Before the refineries were shut down, hopes were rising that import volumes and associated subsidy bills on government would drastically reduce, and possibly phase out if all the three refineries with total nameplate of 445, 000 barrels of crude processing capacity were brought on full stream.

Before the sabotage, the Warri Refinery was working at full blast capacity and the Managing Director, Mr Andrew Yakubu, an engineer, said NNPC had activated plans to explore capacity expansion at the plant.

For the first time also, the Warri plant activated its petrochemical unit, optimized output of white products with the facility of the fluid catalytic cracking unit (FCCU) and stretched its storage capacity and the bridging efficiency of the sister Pipeline and Products Marketing Company (PPMC).

The PPMC holds the monopoly of offtake from the nation’s refineries, being also saddled with the task of meeting internal demand through the hybrid strategy of massive importation and refinery supplies.

The relief from the refineries has never been stable due to pipeline sabotage and the wits of the management of the plants are always at the ends in the search for ways of coming around community problems.

Mr. Yakubu said the management of the refinery was doing everything possible to ensure the sustained integrity of the pipelines, including provision of stakeholding for the communities and huge local community content.

Contrary to expectations, the spokesman of NNPC, Dr Levi Ajuonuma, is reported to have dismissed the refineries as old and outdated.

According to an article in a national daily, the technology employed at Nigeria’s refineries is way behind the times.

Dr. Levi Ajuonuma, Group General Manager, was quoted as saying that the refineries are at least 30 years behind modern technology.

"The control room is three decades behind in technology and Nigeria should be proud of the NNPC team for keeping the refinery working with obsolete technology," Ajuomuna said.

He commended the workers for their ingenuity in keeping things running despite the fact that the refineries have had no turnaround maintenance in 10 years.

"So you can appreciate the ingenuity of our highly skilled staff to carry out this job, making things happen out of nothing," Ajuonuma said.
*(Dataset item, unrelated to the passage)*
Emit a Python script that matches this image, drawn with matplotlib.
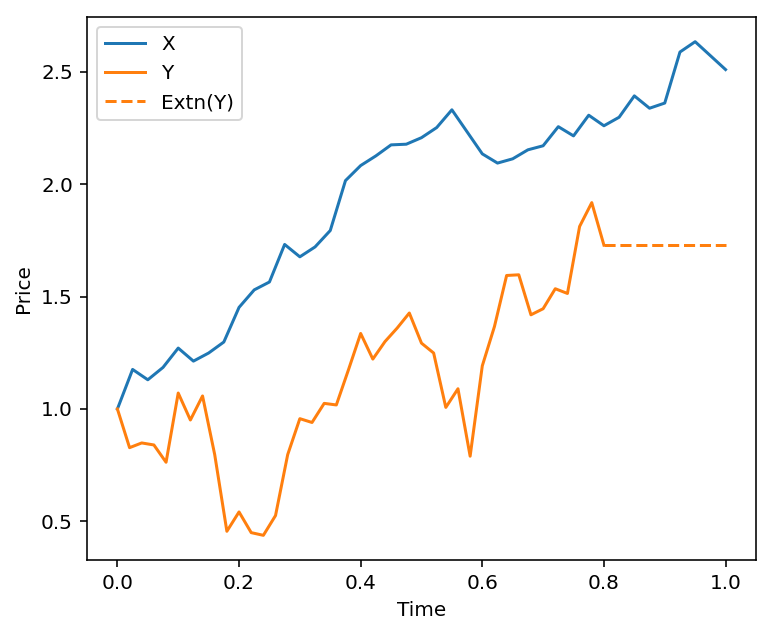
import numpy as np
import matplotlib
matplotlib.use("Agg")
import matplotlib.pyplot as plt

# Price paths
x_prices = [
    1.0, 1.176, 1.13, 1.185, 1.271, 1.213, 1.249, 1.298, 1.452, 1.53,
    1.565, 1.732, 1.677, 1.721, 1.794, 2.016, 2.083, 2.126, 2.175, 2.178,
    2.207, 2.252, 2.331, 2.233, 2.135, 2.094, 2.113, 2.153, 2.171, 2.256,
    2.215, 2.307, 2.26, 2.298, 2.393, 2.338, 2.361, 2.588, 2.634, 2.572,
    2.51,
]
y_prices = [
    1.0, 0.828, 0.849, 0.84, 0.763, 1.071, 0.951, 1.058, 0.797, 0.456,
    0.542, 0.45, 0.438, 0.526, 0.797, 0.957, 0.94, 1.025, 1.018, 1.175,
    1.336, 1.222, 1.30, 1.36, 1.427, 1.293, 1.249, 1.007, 1.09, 0.79,
    1.192, 1.367, 1.594, 1.597, 1.419, 1.446, 1.535, 1.514, 1.812, 1.918,
    1.729,
]
ext_time = [0.8, 1.0]
ext_prices = [1.729, 1.729]

x_time = np.linspace(0, 1, len(x_prices))
y_time = np.linspace(0, 0.8, len(y_prices))

fig = plt.figure(figsize=(774 / 144, 635 / 144), dpi=144)
ax = fig.add_axes([0.1124, 0.1181, 0.8643, 0.8551])
ax.plot(x_time, x_prices, color="C0", lw=1.5, label="X")
ax.plot(y_time, y_prices, color="C1", lw=1.5, label="Y")
ax.plot(ext_time, ext_prices, color="C1", lw=1.5, ls="--", label="Extn(Y)")
ax.set_xlabel("Time")
ax.set_ylabel("Price")
ax.legend(loc="upper left")
fig.savefig("out.png", dpi=144)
The Kaduna Refinery and Petrochemical Co. (KRPC) are set to shut down for maintenance. KRPC’s turnaround maintenance is almost 10 years overdue and because of that fact KRPC has contracted the services of an equipment manufacturer from Hungary. Currently about 90 percent of the equipment has arrived in country and is awaiting clearance from the port.

In an effort to ensure that the maintenance shut-in does not cause a scarcity of fuel supplies, KRPC has refined fuel in stock that will satisfy its immediate need for the short-term. "We have made reservations to avoid scarcity."